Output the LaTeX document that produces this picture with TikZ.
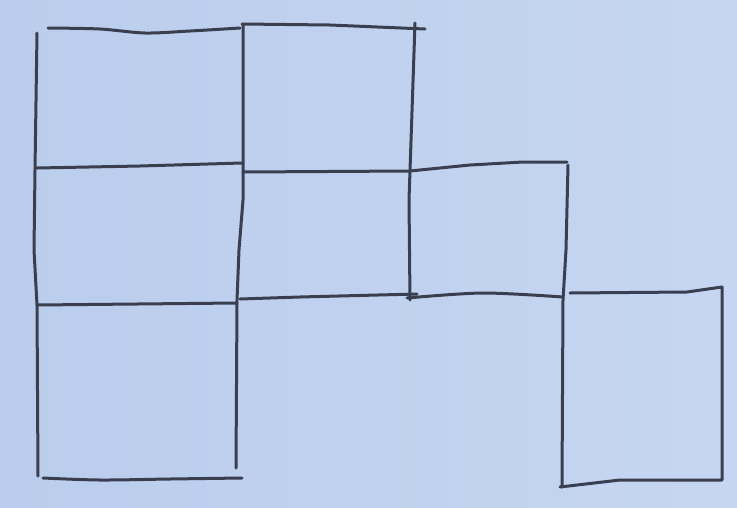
\documentclass[tikz,border=0pt]{standalone}
\definecolor{paper}{RGB}{186,205,236}
\definecolor{paperlight}{RGB}{198,214,242}
\definecolor{pencil}{RGB}{58,63,80}
\tikzset{pen/.style={draw=pencil, line width=3pt, line cap=round, line join=round}}
\begin{document}
\begin{tikzpicture}[x=1pt,y=-1pt]
\useasboundingbox (0,0) rectangle (737,507);
\shade[left color=paper, right color=paperlight] (0,0) rectangle (737,507);
% left column
\draw[pen] (37,33) -- (35,170) -- (34,250) -- (37,305) -- (38,476);
\draw[pen] plot[smooth] coordinates {(48,28) (100,29) (145,33) (190,31) (240,28)};
\draw[pen] (37,168) -- (140,166) -- (242,163);
\draw[pen] (37,305) -- (237,303);
\draw[pen] plot[smooth] coordinates {(43,478) (100,480) (170,479) (242,478)};
% second column
\draw[pen] (243,24) -- (243,200) -- (239,250) -- (237,300) -- (236,468);
\draw[pen] (242,24) -- (330,25) -- (425,29);
\draw[pen] (243,172) -- (410,171) -- (470,165) -- (523,162) -- (567,162);
\draw[pen] (240,299) -- (300,297) -- (417,294);
% third column
\draw[pen] (415,23) -- (409,200) -- (410,300);
\draw[pen] plot[smooth] coordinates {(407,298) (483,293) (563,297)};
\draw[pen] (568,165) -- (566,250) -- (563,300) -- (562,487);
% right box
\draw[pen] (570,293) -- (687,292) -- (722,287) -- (722,480) -- (620,480) -- (560,487);
\end{tikzpicture}
\end{document}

▶ TASK DETAILS
Reproduce the full listing faithfully, but do not carry over any pictures.

▶ TASK SOLUTION
Output the LaTeX document that produces this picture with TikZ.
\documentclass[tikz,border=0pt]{standalone}
\definecolor{paper}{RGB}{186,205,236}
\definecolor{paperlight}{RGB}{198,214,242}
\definecolor{pencil}{RGB}{58,63,80}
\tikzset{pen/.style={draw=pencil, line width=3pt, line cap=round, line join=round}}
\begin{document}
\begin{tikzpicture}[x=1pt,y=-1pt]
\useasboundingbox (0,0) rectangle (737,507);
\shade[left color=paper, right color=paperlight] (0,0) rectangle (737,507);
% left column
\draw[pen] (37,33) -- (35,170) -- (34,250) -- (37,305) -- (38,476);
\draw[pen] plot[smooth] coordinates {(48,28) (100,29) (145,33) (190,31) (240,28)};
\draw[pen] (37,168) -- (140,166) -- (242,163);
\draw[pen] (37,305) -- (237,303);
\draw[pen] plot[smooth] coordinates {(43,478) (100,480) (170,479) (242,478)};
% second column
\draw[pen] (243,24) -- (243,200) -- (239,250) -- (237,300) -- (236,468);
\draw[pen] (242,24) -- (330,25) -- (425,29);
\draw[pen] (243,172) -- (410,171) -- (470,165) -- (523,162) -- (567,162);
\draw[pen] (240,299) -- (300,297) -- (417,294);
% third column
\draw[pen] (415,23) -- (409,200) -- (410,300);
\draw[pen] plot[smooth] coordinates {(407,298) (483,293) (563,297)};
\draw[pen] (568,165) -- (566,250) -- (563,300) -- (562,487);
% right box
\draw[pen] (570,293) -- (687,292) -- (722,287) -- (722,480) -- (620,480) -- (560,487);
\end{tikzpicture}
\end{document}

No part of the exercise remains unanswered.